Source records
......
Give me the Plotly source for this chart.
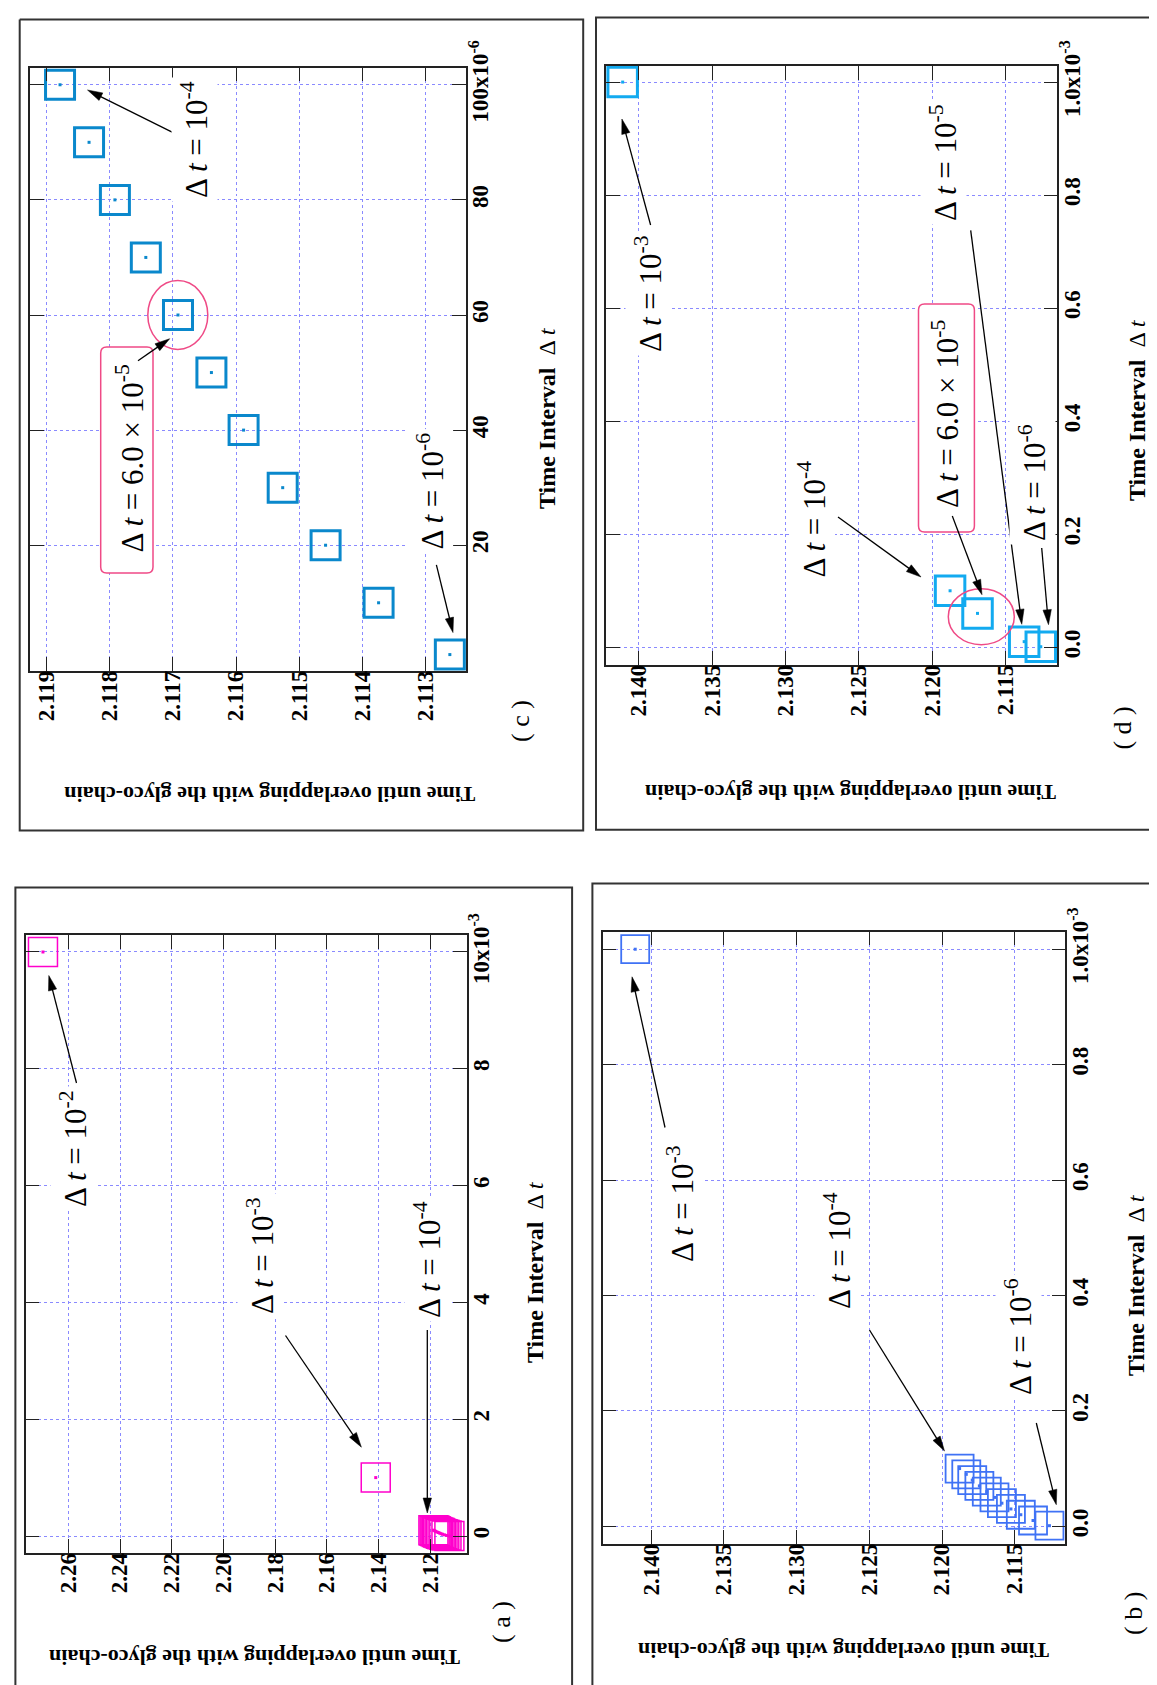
......
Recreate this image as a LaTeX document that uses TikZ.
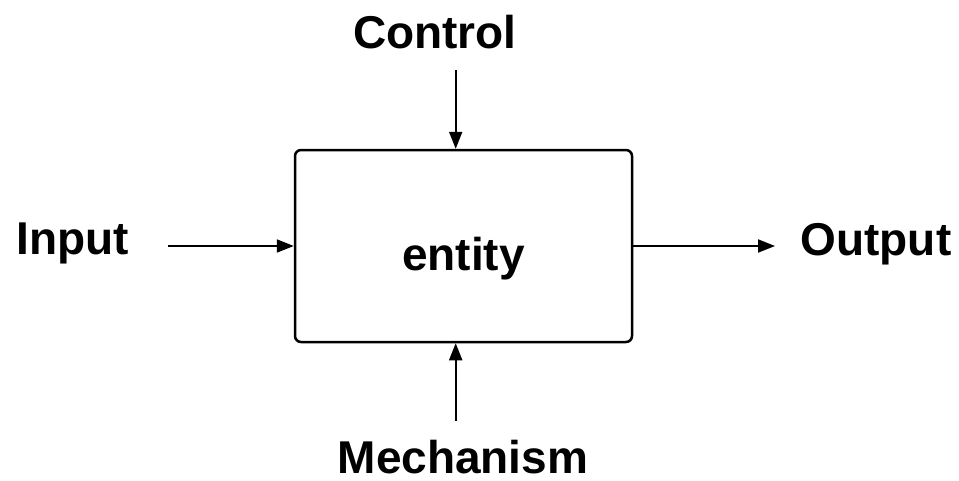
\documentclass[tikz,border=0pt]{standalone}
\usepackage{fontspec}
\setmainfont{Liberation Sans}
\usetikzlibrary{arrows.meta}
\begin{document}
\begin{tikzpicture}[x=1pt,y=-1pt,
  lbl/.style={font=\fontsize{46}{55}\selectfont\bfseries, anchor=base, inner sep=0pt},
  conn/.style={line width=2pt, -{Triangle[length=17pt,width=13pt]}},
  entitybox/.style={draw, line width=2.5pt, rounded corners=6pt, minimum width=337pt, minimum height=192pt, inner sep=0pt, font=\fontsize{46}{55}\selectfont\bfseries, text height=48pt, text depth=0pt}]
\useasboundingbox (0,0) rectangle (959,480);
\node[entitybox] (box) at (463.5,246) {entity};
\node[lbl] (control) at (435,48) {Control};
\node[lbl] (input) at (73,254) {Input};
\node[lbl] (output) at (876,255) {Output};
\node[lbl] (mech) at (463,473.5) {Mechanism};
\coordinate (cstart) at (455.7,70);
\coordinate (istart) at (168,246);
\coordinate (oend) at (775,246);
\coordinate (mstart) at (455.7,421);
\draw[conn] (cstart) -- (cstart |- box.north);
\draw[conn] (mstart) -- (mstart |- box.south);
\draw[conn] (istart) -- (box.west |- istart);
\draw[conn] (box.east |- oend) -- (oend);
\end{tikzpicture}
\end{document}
......
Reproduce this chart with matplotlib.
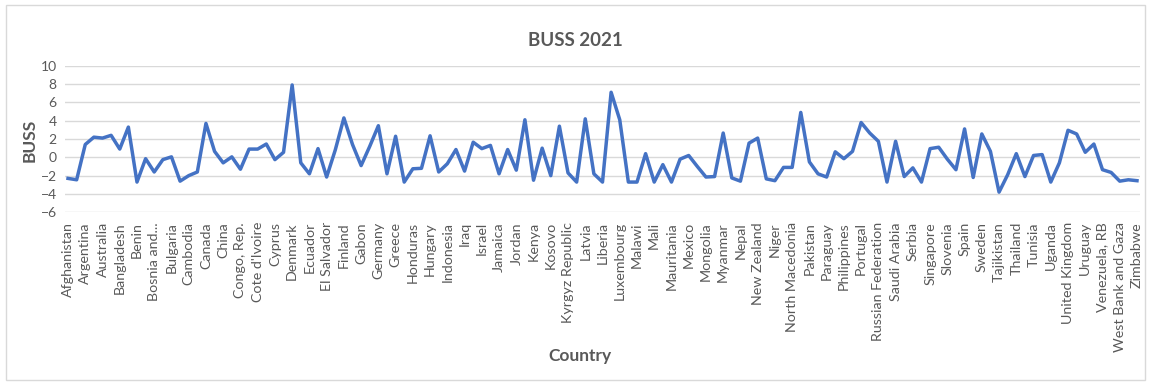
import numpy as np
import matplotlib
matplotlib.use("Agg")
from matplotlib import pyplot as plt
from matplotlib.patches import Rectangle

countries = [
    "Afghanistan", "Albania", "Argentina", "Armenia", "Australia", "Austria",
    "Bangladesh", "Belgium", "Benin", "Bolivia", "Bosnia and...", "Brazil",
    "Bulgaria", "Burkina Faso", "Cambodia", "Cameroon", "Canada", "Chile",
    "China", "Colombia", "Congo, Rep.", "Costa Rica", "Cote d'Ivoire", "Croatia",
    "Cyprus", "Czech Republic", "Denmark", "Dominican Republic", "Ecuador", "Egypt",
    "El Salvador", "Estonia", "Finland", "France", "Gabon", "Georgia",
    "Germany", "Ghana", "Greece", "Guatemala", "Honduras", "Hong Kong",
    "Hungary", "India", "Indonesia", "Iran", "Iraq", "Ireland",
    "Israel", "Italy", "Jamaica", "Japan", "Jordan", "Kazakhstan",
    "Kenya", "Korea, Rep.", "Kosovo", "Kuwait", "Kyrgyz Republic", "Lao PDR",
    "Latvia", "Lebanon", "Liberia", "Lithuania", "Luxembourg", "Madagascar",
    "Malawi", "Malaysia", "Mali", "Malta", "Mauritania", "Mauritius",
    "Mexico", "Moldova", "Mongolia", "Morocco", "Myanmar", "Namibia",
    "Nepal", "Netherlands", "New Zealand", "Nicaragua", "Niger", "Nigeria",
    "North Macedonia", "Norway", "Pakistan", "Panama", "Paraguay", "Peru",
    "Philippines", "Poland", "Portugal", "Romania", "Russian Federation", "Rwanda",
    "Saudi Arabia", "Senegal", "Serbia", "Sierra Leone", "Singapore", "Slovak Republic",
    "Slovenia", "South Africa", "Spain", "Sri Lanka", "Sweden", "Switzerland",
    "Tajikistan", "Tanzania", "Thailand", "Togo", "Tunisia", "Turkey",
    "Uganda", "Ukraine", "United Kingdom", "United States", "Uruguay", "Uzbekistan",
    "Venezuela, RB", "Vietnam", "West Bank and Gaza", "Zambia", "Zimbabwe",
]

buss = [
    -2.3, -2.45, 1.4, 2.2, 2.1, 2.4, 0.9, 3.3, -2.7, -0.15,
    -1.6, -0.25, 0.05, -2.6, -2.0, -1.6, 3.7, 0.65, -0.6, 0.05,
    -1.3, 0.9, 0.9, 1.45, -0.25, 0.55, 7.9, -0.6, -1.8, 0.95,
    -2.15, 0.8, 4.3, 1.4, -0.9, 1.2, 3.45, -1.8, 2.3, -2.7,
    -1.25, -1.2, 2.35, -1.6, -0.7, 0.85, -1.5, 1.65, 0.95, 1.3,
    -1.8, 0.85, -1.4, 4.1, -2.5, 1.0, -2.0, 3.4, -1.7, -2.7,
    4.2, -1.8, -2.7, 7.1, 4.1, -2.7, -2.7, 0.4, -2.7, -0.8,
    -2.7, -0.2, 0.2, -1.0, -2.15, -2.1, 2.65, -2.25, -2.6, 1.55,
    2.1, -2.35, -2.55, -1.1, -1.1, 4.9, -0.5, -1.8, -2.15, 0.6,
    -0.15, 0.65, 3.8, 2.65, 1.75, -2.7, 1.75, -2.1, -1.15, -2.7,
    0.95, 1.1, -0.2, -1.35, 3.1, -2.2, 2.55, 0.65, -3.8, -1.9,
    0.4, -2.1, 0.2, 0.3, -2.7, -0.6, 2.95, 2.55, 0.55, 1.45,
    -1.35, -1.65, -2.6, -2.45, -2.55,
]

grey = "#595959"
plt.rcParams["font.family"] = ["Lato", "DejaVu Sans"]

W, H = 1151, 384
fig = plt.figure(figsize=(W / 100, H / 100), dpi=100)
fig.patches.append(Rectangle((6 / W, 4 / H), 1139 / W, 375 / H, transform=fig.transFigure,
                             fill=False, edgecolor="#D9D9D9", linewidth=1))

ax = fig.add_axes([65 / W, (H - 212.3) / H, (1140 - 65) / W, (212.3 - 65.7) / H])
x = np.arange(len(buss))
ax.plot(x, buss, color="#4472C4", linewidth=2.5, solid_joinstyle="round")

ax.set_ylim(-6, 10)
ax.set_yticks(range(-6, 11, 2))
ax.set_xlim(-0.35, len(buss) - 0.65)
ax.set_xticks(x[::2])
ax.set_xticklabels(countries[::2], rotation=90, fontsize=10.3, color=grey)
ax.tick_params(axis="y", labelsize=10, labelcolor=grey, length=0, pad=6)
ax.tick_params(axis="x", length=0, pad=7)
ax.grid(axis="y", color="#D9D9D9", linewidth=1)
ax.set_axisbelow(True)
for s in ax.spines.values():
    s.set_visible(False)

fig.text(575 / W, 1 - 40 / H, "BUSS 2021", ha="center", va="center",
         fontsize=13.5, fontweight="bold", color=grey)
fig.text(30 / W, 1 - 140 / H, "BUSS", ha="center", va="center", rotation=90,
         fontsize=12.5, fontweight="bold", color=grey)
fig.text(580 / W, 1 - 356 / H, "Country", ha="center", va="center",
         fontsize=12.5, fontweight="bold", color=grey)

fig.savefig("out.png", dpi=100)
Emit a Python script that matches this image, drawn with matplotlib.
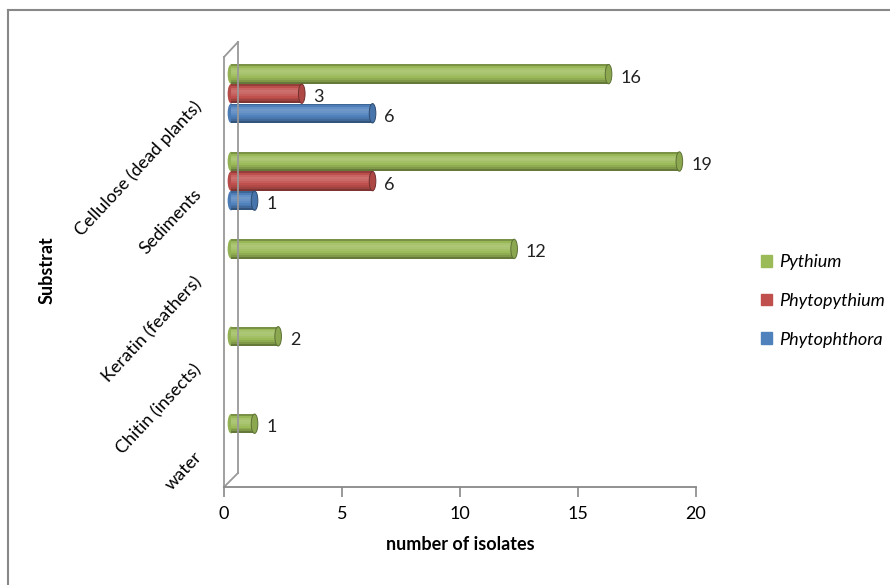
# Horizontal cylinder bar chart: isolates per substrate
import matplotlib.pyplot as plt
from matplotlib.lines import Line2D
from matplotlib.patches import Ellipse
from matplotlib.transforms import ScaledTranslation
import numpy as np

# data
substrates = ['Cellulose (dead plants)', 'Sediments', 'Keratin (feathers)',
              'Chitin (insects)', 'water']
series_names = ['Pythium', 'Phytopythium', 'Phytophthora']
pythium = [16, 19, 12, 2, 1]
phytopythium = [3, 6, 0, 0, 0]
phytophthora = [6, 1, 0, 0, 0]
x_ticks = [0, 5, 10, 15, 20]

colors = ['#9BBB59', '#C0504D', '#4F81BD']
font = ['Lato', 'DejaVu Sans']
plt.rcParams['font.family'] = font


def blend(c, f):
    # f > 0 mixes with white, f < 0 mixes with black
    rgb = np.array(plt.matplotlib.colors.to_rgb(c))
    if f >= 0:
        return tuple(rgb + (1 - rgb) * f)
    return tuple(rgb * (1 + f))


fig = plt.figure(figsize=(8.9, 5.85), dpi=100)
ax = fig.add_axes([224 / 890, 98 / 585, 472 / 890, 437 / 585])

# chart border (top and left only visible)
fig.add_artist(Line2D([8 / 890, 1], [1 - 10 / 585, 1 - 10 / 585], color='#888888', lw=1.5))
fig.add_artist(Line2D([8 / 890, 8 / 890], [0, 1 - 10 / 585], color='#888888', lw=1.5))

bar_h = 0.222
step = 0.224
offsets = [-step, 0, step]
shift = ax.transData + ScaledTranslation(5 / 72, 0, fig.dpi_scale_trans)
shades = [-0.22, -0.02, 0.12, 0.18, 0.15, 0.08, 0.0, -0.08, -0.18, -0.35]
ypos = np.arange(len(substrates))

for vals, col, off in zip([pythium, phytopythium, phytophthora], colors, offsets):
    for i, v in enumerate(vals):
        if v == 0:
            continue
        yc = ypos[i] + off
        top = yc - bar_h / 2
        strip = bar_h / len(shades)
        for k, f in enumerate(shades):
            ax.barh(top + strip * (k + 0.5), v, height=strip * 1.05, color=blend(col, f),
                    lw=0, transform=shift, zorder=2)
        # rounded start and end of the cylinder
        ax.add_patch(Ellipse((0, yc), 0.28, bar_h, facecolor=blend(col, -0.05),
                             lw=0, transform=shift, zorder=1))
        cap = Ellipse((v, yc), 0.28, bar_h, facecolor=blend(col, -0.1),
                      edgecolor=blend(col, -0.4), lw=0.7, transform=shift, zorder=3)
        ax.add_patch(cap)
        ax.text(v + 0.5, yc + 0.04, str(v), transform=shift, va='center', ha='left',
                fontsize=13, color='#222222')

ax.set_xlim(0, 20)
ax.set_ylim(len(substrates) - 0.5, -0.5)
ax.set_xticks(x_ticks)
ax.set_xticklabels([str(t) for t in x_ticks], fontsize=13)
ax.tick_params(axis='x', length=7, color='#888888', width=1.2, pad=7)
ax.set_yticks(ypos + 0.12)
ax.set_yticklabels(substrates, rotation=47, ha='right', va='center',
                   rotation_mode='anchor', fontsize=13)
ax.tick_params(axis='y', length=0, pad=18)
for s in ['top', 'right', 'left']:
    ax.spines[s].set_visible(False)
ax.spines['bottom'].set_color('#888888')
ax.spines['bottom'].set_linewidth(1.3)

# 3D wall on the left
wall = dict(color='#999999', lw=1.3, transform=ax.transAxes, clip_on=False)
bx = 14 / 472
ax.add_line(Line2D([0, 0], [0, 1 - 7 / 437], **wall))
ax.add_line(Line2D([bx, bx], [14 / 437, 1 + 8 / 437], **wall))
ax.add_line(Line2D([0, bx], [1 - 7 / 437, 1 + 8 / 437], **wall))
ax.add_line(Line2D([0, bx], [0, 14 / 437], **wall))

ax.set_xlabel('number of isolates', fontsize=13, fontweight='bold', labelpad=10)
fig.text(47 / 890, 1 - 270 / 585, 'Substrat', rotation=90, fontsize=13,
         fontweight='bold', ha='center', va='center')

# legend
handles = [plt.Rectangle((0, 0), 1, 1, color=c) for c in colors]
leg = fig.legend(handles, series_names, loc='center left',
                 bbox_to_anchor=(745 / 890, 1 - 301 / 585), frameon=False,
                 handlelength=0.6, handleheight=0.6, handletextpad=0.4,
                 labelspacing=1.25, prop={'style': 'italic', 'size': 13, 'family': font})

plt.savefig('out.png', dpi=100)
......
Exercise
Where a line holds "chart", copy it out.

Full response
Give me the Plotly source for this chart.
Reproduce this chart with matplotlib.
# Horizontal cylinder bar chart: isolates per substrate
# chart border (top and left only visible)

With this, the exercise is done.